▶ **GOAL**
Print again only this span: the line with "Write the Plotly code for this chart.", the line with "0.168, 0.151, 0.126, 0.116, 0.074, 0.074, 0.028]", and all lines between them, exactly as given.

↓

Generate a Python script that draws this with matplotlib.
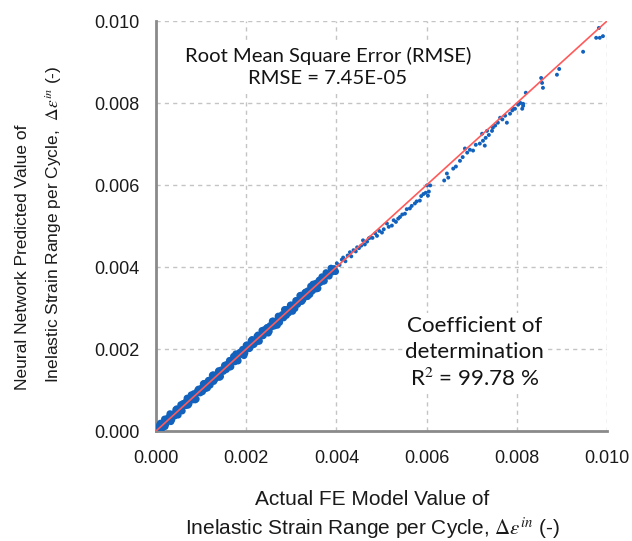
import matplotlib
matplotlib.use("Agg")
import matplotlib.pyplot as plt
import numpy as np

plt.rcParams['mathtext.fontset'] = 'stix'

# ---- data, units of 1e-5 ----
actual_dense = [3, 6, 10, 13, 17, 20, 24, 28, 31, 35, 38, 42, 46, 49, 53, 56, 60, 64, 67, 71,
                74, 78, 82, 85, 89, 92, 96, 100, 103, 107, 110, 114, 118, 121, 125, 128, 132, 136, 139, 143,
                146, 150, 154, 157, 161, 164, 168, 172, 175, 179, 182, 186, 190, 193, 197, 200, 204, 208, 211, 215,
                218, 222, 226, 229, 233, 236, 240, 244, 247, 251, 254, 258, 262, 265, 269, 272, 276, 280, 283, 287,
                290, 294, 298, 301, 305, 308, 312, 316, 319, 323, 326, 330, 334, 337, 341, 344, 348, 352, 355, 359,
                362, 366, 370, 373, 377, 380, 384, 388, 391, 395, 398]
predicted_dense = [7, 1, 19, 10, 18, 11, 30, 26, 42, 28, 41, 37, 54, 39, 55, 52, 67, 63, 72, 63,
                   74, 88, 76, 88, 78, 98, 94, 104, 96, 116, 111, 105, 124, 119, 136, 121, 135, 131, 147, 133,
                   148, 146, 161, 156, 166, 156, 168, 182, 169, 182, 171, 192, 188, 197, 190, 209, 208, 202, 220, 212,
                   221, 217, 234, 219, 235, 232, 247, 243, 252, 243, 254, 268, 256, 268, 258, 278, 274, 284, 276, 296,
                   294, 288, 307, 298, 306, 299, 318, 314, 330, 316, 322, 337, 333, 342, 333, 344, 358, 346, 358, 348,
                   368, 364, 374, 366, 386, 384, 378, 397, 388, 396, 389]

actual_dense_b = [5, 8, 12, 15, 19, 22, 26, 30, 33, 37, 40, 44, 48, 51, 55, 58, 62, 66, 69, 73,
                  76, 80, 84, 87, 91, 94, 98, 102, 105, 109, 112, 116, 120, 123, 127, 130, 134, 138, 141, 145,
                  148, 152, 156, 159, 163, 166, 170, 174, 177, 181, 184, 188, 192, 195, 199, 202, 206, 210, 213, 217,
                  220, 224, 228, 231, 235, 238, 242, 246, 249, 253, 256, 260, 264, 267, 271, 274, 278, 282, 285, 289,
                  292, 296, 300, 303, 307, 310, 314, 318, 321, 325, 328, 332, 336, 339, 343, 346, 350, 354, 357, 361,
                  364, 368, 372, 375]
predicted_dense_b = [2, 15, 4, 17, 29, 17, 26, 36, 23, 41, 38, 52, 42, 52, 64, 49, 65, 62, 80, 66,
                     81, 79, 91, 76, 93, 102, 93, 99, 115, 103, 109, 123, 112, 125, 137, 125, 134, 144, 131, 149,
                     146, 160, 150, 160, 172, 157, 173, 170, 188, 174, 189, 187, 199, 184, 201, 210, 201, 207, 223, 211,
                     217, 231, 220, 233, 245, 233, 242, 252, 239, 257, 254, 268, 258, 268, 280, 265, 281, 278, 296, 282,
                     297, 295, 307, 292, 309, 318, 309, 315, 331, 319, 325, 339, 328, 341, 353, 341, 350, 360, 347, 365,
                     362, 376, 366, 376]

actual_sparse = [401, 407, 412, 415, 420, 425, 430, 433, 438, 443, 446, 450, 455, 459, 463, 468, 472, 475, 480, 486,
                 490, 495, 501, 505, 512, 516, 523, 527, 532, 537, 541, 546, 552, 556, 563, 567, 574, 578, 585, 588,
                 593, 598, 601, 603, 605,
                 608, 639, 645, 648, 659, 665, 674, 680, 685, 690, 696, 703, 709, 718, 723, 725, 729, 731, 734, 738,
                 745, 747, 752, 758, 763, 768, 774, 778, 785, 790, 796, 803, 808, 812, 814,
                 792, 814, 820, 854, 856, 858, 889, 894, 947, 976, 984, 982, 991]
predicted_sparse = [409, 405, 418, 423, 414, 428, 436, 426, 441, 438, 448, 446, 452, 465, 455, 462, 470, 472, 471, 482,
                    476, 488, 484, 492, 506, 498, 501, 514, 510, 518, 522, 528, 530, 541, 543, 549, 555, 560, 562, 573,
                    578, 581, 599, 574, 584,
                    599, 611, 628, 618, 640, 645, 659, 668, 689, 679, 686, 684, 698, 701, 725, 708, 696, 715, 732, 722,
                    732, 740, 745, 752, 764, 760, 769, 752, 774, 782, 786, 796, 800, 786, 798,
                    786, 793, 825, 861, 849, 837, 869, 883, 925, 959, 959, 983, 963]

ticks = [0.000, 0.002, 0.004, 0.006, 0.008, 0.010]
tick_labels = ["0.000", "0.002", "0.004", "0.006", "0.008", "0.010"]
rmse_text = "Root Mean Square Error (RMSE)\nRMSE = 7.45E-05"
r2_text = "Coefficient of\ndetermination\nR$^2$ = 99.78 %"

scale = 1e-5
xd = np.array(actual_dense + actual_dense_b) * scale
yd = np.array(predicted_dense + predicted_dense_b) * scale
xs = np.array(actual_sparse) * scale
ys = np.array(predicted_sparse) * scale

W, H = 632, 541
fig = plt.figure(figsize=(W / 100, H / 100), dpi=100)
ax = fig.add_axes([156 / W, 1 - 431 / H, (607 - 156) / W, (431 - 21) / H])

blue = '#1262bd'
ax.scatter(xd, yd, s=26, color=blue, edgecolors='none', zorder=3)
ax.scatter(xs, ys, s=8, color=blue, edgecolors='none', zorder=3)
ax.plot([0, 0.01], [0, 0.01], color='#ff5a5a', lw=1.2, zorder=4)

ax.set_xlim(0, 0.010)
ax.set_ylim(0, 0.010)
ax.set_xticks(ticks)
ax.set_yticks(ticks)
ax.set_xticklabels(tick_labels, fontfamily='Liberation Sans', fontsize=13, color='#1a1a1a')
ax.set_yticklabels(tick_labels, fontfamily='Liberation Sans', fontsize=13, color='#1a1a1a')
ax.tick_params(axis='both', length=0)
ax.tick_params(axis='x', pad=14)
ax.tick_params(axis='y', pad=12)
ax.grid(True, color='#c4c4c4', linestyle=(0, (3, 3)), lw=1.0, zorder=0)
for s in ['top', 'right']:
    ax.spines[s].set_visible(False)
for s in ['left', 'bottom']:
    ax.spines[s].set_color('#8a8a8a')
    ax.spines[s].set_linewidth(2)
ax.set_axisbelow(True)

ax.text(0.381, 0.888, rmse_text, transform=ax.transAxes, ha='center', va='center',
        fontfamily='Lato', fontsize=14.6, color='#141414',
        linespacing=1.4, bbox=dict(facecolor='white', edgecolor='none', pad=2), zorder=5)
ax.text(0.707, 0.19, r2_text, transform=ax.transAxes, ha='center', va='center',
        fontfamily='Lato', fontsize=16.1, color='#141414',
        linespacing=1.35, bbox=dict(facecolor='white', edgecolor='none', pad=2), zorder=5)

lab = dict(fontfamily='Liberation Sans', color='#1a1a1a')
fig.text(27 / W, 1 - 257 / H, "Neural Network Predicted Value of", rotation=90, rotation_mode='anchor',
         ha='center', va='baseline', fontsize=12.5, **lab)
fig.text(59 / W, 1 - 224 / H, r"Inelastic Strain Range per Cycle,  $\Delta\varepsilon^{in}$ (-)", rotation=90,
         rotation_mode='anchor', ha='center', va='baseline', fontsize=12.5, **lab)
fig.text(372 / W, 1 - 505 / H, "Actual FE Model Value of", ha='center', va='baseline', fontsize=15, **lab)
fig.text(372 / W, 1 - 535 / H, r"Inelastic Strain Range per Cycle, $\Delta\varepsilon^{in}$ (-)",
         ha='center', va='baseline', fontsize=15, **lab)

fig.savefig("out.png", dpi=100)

↑
↓

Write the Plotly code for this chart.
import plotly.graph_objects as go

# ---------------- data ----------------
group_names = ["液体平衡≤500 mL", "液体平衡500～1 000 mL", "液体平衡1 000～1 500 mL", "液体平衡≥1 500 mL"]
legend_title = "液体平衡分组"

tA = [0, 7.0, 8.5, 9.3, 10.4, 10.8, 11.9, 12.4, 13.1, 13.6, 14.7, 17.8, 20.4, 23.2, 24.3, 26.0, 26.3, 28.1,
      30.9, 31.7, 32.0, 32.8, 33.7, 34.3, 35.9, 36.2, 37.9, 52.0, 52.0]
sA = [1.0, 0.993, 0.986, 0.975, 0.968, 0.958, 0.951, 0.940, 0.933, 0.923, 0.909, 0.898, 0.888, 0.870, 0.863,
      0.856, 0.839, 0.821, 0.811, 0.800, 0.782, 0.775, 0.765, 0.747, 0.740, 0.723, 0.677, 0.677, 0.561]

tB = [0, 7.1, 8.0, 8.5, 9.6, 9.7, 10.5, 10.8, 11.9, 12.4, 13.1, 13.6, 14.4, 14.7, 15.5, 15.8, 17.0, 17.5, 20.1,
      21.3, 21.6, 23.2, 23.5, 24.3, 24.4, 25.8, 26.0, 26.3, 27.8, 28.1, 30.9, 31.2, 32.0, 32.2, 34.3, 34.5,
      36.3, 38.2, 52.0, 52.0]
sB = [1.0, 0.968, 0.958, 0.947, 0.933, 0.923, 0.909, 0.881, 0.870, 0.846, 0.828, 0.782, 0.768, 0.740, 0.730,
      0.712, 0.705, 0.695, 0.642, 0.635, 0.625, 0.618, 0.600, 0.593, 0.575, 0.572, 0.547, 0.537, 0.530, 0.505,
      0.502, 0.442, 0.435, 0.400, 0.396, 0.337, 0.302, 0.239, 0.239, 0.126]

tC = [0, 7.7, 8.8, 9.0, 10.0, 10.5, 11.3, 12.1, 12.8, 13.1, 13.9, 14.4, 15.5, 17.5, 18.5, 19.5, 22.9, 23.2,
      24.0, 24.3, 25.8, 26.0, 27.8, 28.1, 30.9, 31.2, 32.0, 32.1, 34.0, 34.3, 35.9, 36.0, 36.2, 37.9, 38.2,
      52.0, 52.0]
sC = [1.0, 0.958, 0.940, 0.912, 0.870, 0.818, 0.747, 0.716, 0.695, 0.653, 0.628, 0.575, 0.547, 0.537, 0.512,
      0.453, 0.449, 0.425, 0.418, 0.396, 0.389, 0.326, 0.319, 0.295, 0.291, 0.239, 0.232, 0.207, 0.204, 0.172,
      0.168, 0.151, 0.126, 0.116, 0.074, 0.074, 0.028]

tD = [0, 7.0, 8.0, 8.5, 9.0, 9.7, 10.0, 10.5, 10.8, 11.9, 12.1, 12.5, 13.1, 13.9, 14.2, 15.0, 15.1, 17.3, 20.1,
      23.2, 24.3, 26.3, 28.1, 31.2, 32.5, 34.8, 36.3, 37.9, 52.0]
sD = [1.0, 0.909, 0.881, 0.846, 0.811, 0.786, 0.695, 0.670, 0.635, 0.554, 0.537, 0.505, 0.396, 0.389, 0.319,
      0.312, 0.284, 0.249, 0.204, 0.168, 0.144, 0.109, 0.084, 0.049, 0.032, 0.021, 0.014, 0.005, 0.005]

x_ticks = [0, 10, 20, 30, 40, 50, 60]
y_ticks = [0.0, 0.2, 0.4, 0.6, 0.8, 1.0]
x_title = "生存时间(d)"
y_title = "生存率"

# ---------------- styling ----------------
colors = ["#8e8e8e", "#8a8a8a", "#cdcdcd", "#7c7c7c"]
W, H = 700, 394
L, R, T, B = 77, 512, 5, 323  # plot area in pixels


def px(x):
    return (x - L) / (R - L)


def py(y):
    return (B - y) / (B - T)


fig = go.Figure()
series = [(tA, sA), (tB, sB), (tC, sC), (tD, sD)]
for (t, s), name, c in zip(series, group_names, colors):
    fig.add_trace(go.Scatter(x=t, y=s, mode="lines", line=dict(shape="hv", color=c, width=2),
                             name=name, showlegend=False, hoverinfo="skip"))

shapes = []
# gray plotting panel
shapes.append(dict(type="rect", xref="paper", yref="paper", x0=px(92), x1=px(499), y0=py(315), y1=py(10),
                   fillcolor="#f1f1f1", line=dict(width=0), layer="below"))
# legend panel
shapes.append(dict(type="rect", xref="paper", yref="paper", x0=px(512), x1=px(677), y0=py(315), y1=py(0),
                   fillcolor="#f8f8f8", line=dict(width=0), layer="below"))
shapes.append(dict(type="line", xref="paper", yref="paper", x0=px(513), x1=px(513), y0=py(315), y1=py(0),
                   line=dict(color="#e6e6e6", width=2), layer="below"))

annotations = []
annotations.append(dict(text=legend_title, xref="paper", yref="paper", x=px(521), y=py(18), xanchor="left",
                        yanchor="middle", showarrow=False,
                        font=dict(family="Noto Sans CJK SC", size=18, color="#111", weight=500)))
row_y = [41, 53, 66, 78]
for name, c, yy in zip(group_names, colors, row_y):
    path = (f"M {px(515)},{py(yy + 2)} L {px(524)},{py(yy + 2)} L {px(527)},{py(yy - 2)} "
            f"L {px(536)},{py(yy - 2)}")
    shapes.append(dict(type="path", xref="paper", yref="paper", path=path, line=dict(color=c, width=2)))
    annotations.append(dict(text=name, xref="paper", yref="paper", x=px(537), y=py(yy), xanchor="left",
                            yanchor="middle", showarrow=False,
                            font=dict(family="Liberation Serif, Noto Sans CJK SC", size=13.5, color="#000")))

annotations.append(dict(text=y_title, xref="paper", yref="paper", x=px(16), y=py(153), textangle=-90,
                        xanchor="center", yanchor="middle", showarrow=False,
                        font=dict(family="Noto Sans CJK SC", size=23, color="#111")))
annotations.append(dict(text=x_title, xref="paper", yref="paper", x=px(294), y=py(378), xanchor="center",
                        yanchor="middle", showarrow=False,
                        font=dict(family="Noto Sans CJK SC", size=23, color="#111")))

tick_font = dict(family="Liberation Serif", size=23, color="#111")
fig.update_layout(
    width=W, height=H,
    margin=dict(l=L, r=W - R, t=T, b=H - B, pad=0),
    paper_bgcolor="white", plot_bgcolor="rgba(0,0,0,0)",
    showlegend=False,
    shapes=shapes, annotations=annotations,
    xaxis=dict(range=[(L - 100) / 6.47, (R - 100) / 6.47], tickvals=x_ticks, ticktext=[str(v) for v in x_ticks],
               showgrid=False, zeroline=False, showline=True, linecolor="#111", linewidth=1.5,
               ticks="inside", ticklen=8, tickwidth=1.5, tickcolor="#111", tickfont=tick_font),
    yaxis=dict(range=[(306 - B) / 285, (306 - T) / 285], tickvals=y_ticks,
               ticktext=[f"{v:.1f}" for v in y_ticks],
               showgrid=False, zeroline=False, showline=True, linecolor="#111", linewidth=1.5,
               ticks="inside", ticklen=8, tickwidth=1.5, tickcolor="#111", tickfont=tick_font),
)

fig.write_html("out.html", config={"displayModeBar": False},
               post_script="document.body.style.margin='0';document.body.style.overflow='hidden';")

↑
↓

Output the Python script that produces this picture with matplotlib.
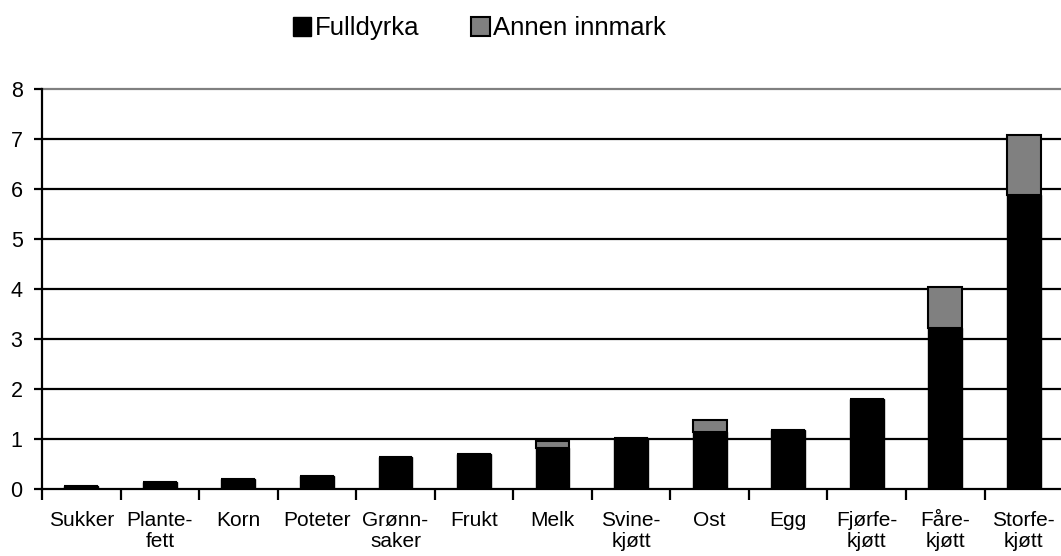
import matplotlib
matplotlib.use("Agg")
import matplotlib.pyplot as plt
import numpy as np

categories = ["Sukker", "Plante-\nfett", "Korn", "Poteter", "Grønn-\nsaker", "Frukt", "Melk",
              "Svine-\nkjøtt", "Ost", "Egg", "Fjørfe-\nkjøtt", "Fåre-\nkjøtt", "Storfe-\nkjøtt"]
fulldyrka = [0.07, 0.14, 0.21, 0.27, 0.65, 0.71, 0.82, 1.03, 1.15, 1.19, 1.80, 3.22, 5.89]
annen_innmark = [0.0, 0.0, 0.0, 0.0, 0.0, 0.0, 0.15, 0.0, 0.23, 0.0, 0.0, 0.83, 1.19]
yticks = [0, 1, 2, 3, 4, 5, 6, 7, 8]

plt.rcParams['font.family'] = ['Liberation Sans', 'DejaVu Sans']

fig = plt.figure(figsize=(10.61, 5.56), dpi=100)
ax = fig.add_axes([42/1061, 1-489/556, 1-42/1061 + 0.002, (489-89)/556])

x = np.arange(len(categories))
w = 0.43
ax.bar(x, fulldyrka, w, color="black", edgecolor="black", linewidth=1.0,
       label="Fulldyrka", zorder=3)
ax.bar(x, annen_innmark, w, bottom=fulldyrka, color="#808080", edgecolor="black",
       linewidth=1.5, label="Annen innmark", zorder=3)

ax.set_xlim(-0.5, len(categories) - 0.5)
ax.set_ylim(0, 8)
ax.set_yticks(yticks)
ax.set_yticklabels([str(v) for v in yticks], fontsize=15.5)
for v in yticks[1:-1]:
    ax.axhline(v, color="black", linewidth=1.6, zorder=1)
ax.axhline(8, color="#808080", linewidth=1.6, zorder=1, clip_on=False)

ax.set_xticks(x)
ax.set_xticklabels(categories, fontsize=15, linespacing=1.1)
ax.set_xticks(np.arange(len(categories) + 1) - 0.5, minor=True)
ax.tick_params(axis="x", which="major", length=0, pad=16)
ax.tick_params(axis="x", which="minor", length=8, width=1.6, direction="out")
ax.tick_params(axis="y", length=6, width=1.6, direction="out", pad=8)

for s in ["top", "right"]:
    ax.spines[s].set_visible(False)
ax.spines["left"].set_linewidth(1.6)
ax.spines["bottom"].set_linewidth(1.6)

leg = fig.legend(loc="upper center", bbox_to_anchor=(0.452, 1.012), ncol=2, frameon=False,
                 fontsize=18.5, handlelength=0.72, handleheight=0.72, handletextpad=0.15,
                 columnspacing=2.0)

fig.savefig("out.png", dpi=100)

↑

▶ **SOLUTION TO THIS TASK**
Write the Plotly code for this chart.
import plotly.graph_objects as go

# ---------------- data ----------------
group_names = ["液体平衡≤500 mL", "液体平衡500～1 000 mL", "液体平衡1 000～1 500 mL", "液体平衡≥1 500 mL"]
legend_title = "液体平衡分组"

tA = [0, 7.0, 8.5, 9.3, 10.4, 10.8, 11.9, 12.4, 13.1, 13.6, 14.7, 17.8, 20.4, 23.2, 24.3, 26.0, 26.3, 28.1,
      30.9, 31.7, 32.0, 32.8, 33.7, 34.3, 35.9, 36.2, 37.9, 52.0, 52.0]
sA = [1.0, 0.993, 0.986, 0.975, 0.968, 0.958, 0.951, 0.940, 0.933, 0.923, 0.909, 0.898, 0.888, 0.870, 0.863,
      0.856, 0.839, 0.821, 0.811, 0.800, 0.782, 0.775, 0.765, 0.747, 0.740, 0.723, 0.677, 0.677, 0.561]

tB = [0, 7.1, 8.0, 8.5, 9.6, 9.7, 10.5, 10.8, 11.9, 12.4, 13.1, 13.6, 14.4, 14.7, 15.5, 15.8, 17.0, 17.5, 20.1,
      21.3, 21.6, 23.2, 23.5, 24.3, 24.4, 25.8, 26.0, 26.3, 27.8, 28.1, 30.9, 31.2, 32.0, 32.2, 34.3, 34.5,
      36.3, 38.2, 52.0, 52.0]
sB = [1.0, 0.968, 0.958, 0.947, 0.933, 0.923, 0.909, 0.881, 0.870, 0.846, 0.828, 0.782, 0.768, 0.740, 0.730,
      0.712, 0.705, 0.695, 0.642, 0.635, 0.625, 0.618, 0.600, 0.593, 0.575, 0.572, 0.547, 0.537, 0.530, 0.505,
      0.502, 0.442, 0.435, 0.400, 0.396, 0.337, 0.302, 0.239, 0.239, 0.126]

tC = [0, 7.7, 8.8, 9.0, 10.0, 10.5, 11.3, 12.1, 12.8, 13.1, 13.9, 14.4, 15.5, 17.5, 18.5, 19.5, 22.9, 23.2,
      24.0, 24.3, 25.8, 26.0, 27.8, 28.1, 30.9, 31.2, 32.0, 32.1, 34.0, 34.3, 35.9, 36.0, 36.2, 37.9, 38.2,
      52.0, 52.0]
sC = [1.0, 0.958, 0.940, 0.912, 0.870, 0.818, 0.747, 0.716, 0.695, 0.653, 0.628, 0.575, 0.547, 0.537, 0.512,
      0.453, 0.449, 0.425, 0.418, 0.396, 0.389, 0.326, 0.319, 0.295, 0.291, 0.239, 0.232, 0.207, 0.204, 0.172,
      0.168, 0.151, 0.126, 0.116, 0.074, 0.074, 0.028]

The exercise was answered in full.